Illinois lawmakers seek to be nation’s first to put job-killing amendment in state constitution

Mailee Smith

Senior Director of Labor Policy and Staff Attorney

Mailee Smith
May 24, 2021

Illinois lawmakers seek to be nation’s first to put job-killing amendment in state constitution

A proposal in the Illinois General Assembly would prohibit right-to-work laws in Illinois, making Illinois the only state to ban worker freedoms in its constitution.

Illinois’ jobs recovery from COVID-19 is among the slowest in the nation, so common sense should tell state lawmakers to avoid policies that could make the state’s economic outlook worse.

Yet a proposed constitutional amendment would take Illinois a step backward. If enacted and passed by ballot measure, Senate Joint Resolution Constitutional Amendment 11 would incorporate a ban on right-to-work laws directly in the state’s constitution. The proposed amendment passed the Illinois Senate on May 21. If approved by the Illinois House of Representatives, it will appear on the November 2022 ballot.

Instead of focusing on fixing Illinois’ economic woes, politicians are kowtowing to labor interest groups, abusing the purpose of the state constitution, cluttering it with policy preferences and placing Illinois at odds with the more pro-growth policies of the majority of states.
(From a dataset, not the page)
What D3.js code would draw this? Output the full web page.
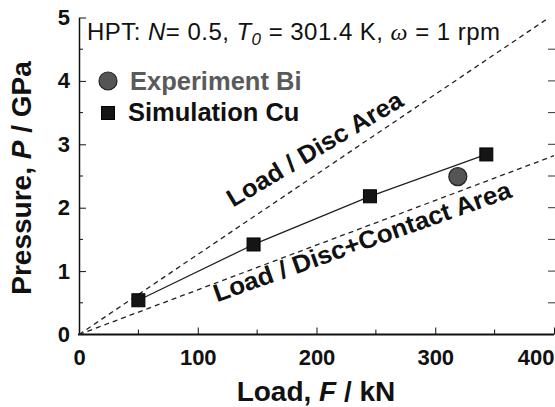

In areas with a right-to-work law, workers in the private sector have the right to form unions, but nonmembers cannot be required to pay fees to a union in order to keep their jobs. Right to work already exists for workers in the public sector following the U.S. Supreme Court’s decision in Janus v. AFSCME.

From a legal perspective, the state constitution is the wrong place to wage a battle over economic policy.

Constitutions exist to establish the structure of government and, importantly, to protect people from the government – not to force one particular interest group’s policy preferences on the public at large. If lawmakers move forward with this legislation, Illinois could become the only state in the nation banning right-to-work laws in its state constitution. The amendment would tie the hands of future lawmakers should subsequent events make them want to reconsider the policy.

A similar proposed amendment in 2020 was thought to be a ploy to drive union turnout in the November 2020 election, which could have affected the outcome of the progressive tax amendment that was on the same ballot. Similarly, the current amendment could be a power play to drive union voters to the polls in 2022 when Gov. J.B. Pritzker, who isn’t polling well, is up for reelection.

State lawmakers have had opportunities to push pension reform and redistricting reform through constitutional amendments, but they instead have focused on amendments to give themselves much greater taxing authority and now on endearing themselves to labor unions.

Currently 27 states – and all but one of Illinois’ neighbors – are right-to-work states. If Illinois is going to compete with its Midwestern neighbors, banning right to work in the state constitution is not the way to go.

That Illinois’ legal landscape repels business isn’t merely theoretical. Rockford-area residents learned this the hard way in 2017, when Toyota and Mazda bypassed the state as the site for a new $1.6 billion facility. One of the main reasons Rockford lost out: the state’s failure to adopt a right-to-work law, as reported by Crain’s Chicago Business at the time.

How many businesses must Illinois lose before its politicians get the message?

A constitutional amendment would mean the General Assembly could never allow right to work for private sector employees without first amending the state constitution again.

There’s a reason no other states have banned right to work directly in their state constitutions. It’s a drastic, politically motivated move, and it has even more severe implications for jobs in Illinois.